### To do:
Write out each line exactly as given. Leave the pictures out of your copy.

### Data excerpt:
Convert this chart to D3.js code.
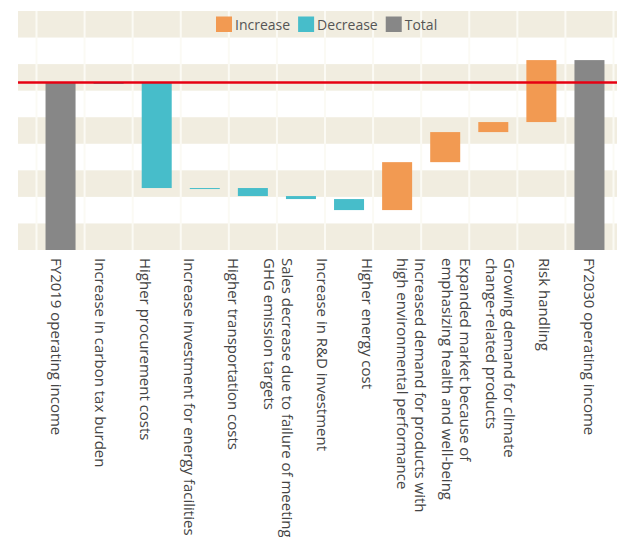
<!DOCTYPE html>
<meta charset="utf-8">
<style>
  body { margin: 0; background: #fff; }
  svg text { font-family: "Open Sans", "Noto Sans", sans-serif; }
  .band { fill: #f1ede0; }
  .colline { stroke: #fbfaf4; stroke-width: 2; }
  .label { font-size: 15px; fill: #444; }
  .legend text { font-size: 14px; fill: #555; }
</style>
<body>
<div id="chart"></div>
<script src="https://d3js.org/d3.v7.min.js"></script>
<script>
var width = 617;
var height = 537;

// axis labels, one per category (line breaks with |)
var labels = [
  'FY2019 operating income',
  'Increase in carbon tax burden',
  'Higher procurement costs',
  'Increase investment for energy facilities',
  'Higher transportation costs',
  'Sales decrease due to failure of meeting|GHG emission targets',
  'Increase in R&D investment',
  'Higher energy cost',
  'Increased demand for products with|high environmental performance',
  'Expanded market because of|emphasizing health and well-being',
  'Growing demand for climate|change-related products',
  'Risk handling',
  'FY2030 operating income'
];
// index FY2019 = 100; null = no bar drawn in the original
var values = [100, 0, -62.9, 0, -4.8, -1.8, -6.6, null, 28.7, 18.0, 6.0, 37.1, 113.7];
var kinds = ['total', 'decrease', 'decrease', 'decrease', 'decrease', 'decrease', 'decrease',
  'decrease', 'increase', 'increase', 'increase', 'increase', 'total'];

var legendNames = ['Increase', 'Decrease', 'Total'];
var legendKinds = ['increase', 'decrease', 'total'];
var baseline = 100;

var color = d3.scaleOrdinal()
    .domain(['increase', 'decrease', 'total'])
    .range(['#f29a52', '#47bdca', '#878787']);

var plot = { left: 18, right: 617, top: 11, bottom: 250 };

var svg = d3.select('#chart').append('svg')
    .attr('width', width)
    .attr('height', height);

// build waterfall steps
var running = 0;
var steps = [];
labels.forEach(function (name, i) {
  var v = values[i];
  if (v === null) return;
  var s;
  if (kinds[i] === 'total') {
    s = { name: name, kind: kinds[i], y0: 0, y1: v };
    running = v;
  } else {
    s = { name: name, kind: kinds[i], y0: running, y1: running + v };
    running += v;
  }
  steps.push(s);
});

var y = d3.scaleLinear()
    .domain([0, 143.1])
    .range([plot.bottom, plot.top]);

var x = d3.scaleBand()
    .domain(steps.map(function (d) { return d.name; }))
    .range([36.5, 613.5])
    .paddingInner(0.376)
    .paddingOuter(0.188);

var lx = d3.scalePoint()
    .domain(labels)
    .range([56, 589]);

// background bands
var nb = 9;
var bandEdges = d3.range(nb + 1).map(function (i) { return plot.top + i * (plot.bottom - plot.top) / nb; });
svg.append('g')
  .selectAll('rect')
  .data(d3.range(0, nb, 2))
  .enter().append('rect')
    .attr('class', 'band')
    .attr('x', plot.left)
    .attr('width', plot.right - plot.left)
    .attr('y', function (i) { return bandEdges[i]; })
    .attr('height', function (i) { return bandEdges[i + 1] - bandEdges[i]; });

// column separators
var gap = (x.step() - x.bandwidth()) / 2;
var colX = steps.map(function (d) { return x(d.name) - gap; });
colX.push(x(steps[steps.length - 1].name) + x.bandwidth() + gap);
svg.append('g')
  .selectAll('line')
  .data(colX)
  .enter().append('line')
    .attr('class', 'colline')
    .attr('x1', function (d) { return d; })
    .attr('x2', function (d) { return d; })
    .attr('y1', plot.top)
    .attr('y2', plot.bottom);

// bars
svg.append('g')
  .selectAll('rect')
  .data(steps)
  .enter().append('rect')
    .attr('x', function (d) { return x(d.name); })
    .attr('width', x.bandwidth())
    .attr('y', function (d) { return y(Math.max(d.y0, d.y1)); })
    .attr('height', function (d) { return Math.max(1, Math.abs(y(d.y0) - y(d.y1))); })
    .attr('fill', function (d) { return color(d.kind); });

// FY2019 reference line
svg.append('line')
    .attr('x1', plot.left)
    .attr('x2', plot.right)
    .attr('y1', y(baseline) - 0.5)
    .attr('y2', y(baseline) - 0.5)
    .attr('stroke', '#e60012')
    .attr('stroke-width', 2.5);

// rotated category labels
var lab = svg.append('g')
  .selectAll('text')
  .data(labels)
  .enter().append('text')
    .attr('class', 'label')
    .attr('transform', function (d) { return 'translate(' + lx(d) + ',258) rotate(90)'; });

lab.each(function (d) {
  var lines = d.split('|');
  var t = d3.select(this);
  var off = -(lines.length - 1) * 9;
  lines.forEach(function (line, i) {
    t.append('tspan')
      .attr('x', 0)
      .attr('y', off + i * 18)
      .attr('dy', '0.35em')
      .text(line);
  });
});

// legend
var legend = svg.append('g').attr('class', 'legend');
var lxPos = 216;
legendNames.forEach(function (name, i) {
  legend.append('rect')
    .attr('x', lxPos)
    .attr('y', 16.5)
    .attr('width', 16)
    .attr('height', 15.5)
    .attr('fill', color(legendKinds[i]));
  var t = legend.append('text')
    .attr('x', lxPos + 19)
    .attr('y', 30)
    .text(name);
  lxPos += 19 + t.node().getComputedTextLength() + 8;
});
</script>
</body>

### Answer below:
Convert this chart to D3.js code.
<!DOCTYPE html>
<meta charset="utf-8">
<style>
  body { margin: 0; background: #fff; }
  svg text { font-family: "Open Sans", "Noto Sans", sans-serif; }
  .band { fill: #f1ede0; }
  .colline { stroke: #fbfaf4; stroke-width: 2; }
  .label { font-size: 15px; fill: #444; }
  .legend text { font-size: 14px; fill: #555; }
</style>
<body>
<div id="chart"></div>
<script src="https://d3js.org/d3.v7.min.js"></script>
<script>
var width = 617;
var height = 537;

// axis labels, one per category (line breaks with |)
var labels = [
  'FY2019 operating income',
  'Increase in carbon tax burden',
  'Higher procurement costs',
  'Increase investment for energy facilities',
  'Higher transportation costs',
  'Sales decrease due to failure of meeting|GHG emission targets',
  'Increase in R&D investment',
  'Higher energy cost',
  'Increased demand for products with|high environmental performance',
  'Expanded market because of|emphasizing health and well-being',
  'Growing demand for climate|change-related products',
  'Risk handling',
  'FY2030 operating income'
];
// index FY2019 = 100; null = no bar drawn in the original
var values = [100, 0, -62.9, 0, -4.8, -1.8, -6.6, null, 28.7, 18.0, 6.0, 37.1, 113.7];
var kinds = ['total', 'decrease', 'decrease', 'decrease', 'decrease', 'decrease', 'decrease',
  'decrease', 'increase', 'increase', 'increase', 'increase', 'total'];

var legendNames = ['Increase', 'Decrease', 'Total'];
var legendKinds = ['increase', 'decrease', 'total'];
var baseline = 100;

var color = d3.scaleOrdinal()
    .domain(['increase', 'decrease', 'total'])
    .range(['#f29a52', '#47bdca', '#878787']);

var plot = { left: 18, right: 617, top: 11, bottom: 250 };

var svg = d3.select('#chart').append('svg')
    .attr('width', width)
    .attr('height', height);

// build waterfall steps
var running = 0;
var steps = [];
labels.forEach(function (name, i) {
  var v = values[i];
  if (v === null) return;
  var s;
  if (kinds[i] === 'total') {
    s = { name: name, kind: kinds[i], y0: 0, y1: v };
    running = v;
  } else {
    s = { name: name, kind: kinds[i], y0: running, y1: running + v };
    running += v;
  }
  steps.push(s);
});

var y = d3.scaleLinear()
    .domain([0, 143.1])
    .range([plot.bottom, plot.top]);

var x = d3.scaleBand()
    .domain(steps.map(function (d) { return d.name; }))
    .range([36.5, 613.5])
    .paddingInner(0.376)
    .paddingOuter(0.188);

var lx = d3.scalePoint()
    .domain(labels)
    .range([56, 589]);

// background bands
var nb = 9;
var bandEdges = d3.range(nb + 1).map(function (i) { return plot.top + i * (plot.bottom - plot.top) / nb; });
svg.append('g')
  .selectAll('rect')
  .data(d3.range(0, nb, 2))
  .enter().append('rect')
    .attr('class', 'band')
    .attr('x', plot.left)
    .attr('width', plot.right - plot.left)
    .attr('y', function (i) { return bandEdges[i]; })
    .attr('height', function (i) { return bandEdges[i + 1] - bandEdges[i]; });

// column separators
var gap = (x.step() - x.bandwidth()) / 2;
var colX = steps.map(function (d) { return x(d.name) - gap; });
colX.push(x(steps[steps.length - 1].name) + x.bandwidth() + gap);
svg.append('g')
  .selectAll('line')
  .data(colX)
  .enter().append('line')
    .attr('class', 'colline')
    .attr('x1', function (d) { return d; })
    .attr('x2', function (d) { return d; })
    .attr('y1', plot.top)
    .attr('y2', plot.bottom);

// bars
svg.append('g')
  .selectAll('rect')
  .data(steps)
  .enter().append('rect')
    .attr('x', function (d) { return x(d.name); })
    .attr('width', x.bandwidth())
    .attr('y', function (d) { return y(Math.max(d.y0, d.y1)); })
    .attr('height', function (d) { return Math.max(1, Math.abs(y(d.y0) - y(d.y1))); })
    .attr('fill', function (d) { return color(d.kind); });

// FY2019 reference line
svg.append('line')
    .attr('x1', plot.left)
    .attr('x2', plot.right)
    .attr('y1', y(baseline) - 0.5)
    .attr('y2', y(baseline) - 0.5)
    .attr('stroke', '#e60012')
    .attr('stroke-width', 2.5);

// rotated category labels
var lab = svg.append('g')
  .selectAll('text')
  .data(labels)
  .enter().append('text')
    .attr('class', 'label')
    .attr('transform', function (d) { return 'translate(' + lx(d) + ',258) rotate(90)'; });

lab.each(function (d) {
  var lines = d.split('|');
  var t = d3.select(this);
  var off = -(lines.length - 1) * 9;
  lines.forEach(function (line, i) {
    t.append('tspan')
      .attr('x', 0)
      .attr('y', off + i * 18)
      .attr('dy', '0.35em')
      .text(line);
  });
});

// legend
var legend = svg.append('g').attr('class', 'legend');
var lxPos = 216;
legendNames.forEach(function (name, i) {
  legend.append('rect')
    .attr('x', lxPos)
    .attr('y', 16.5)
    .attr('width', 16)
    .attr('height', 15.5)
    .attr('fill', color(legendKinds[i]));
  var t = legend.append('text')
    .attr('x', lxPos + 19)
    .attr('y', 30)
    .text(name);
  lxPos += 19 + t.node().getComputedTextLength() + 8;
});
</script>
</body>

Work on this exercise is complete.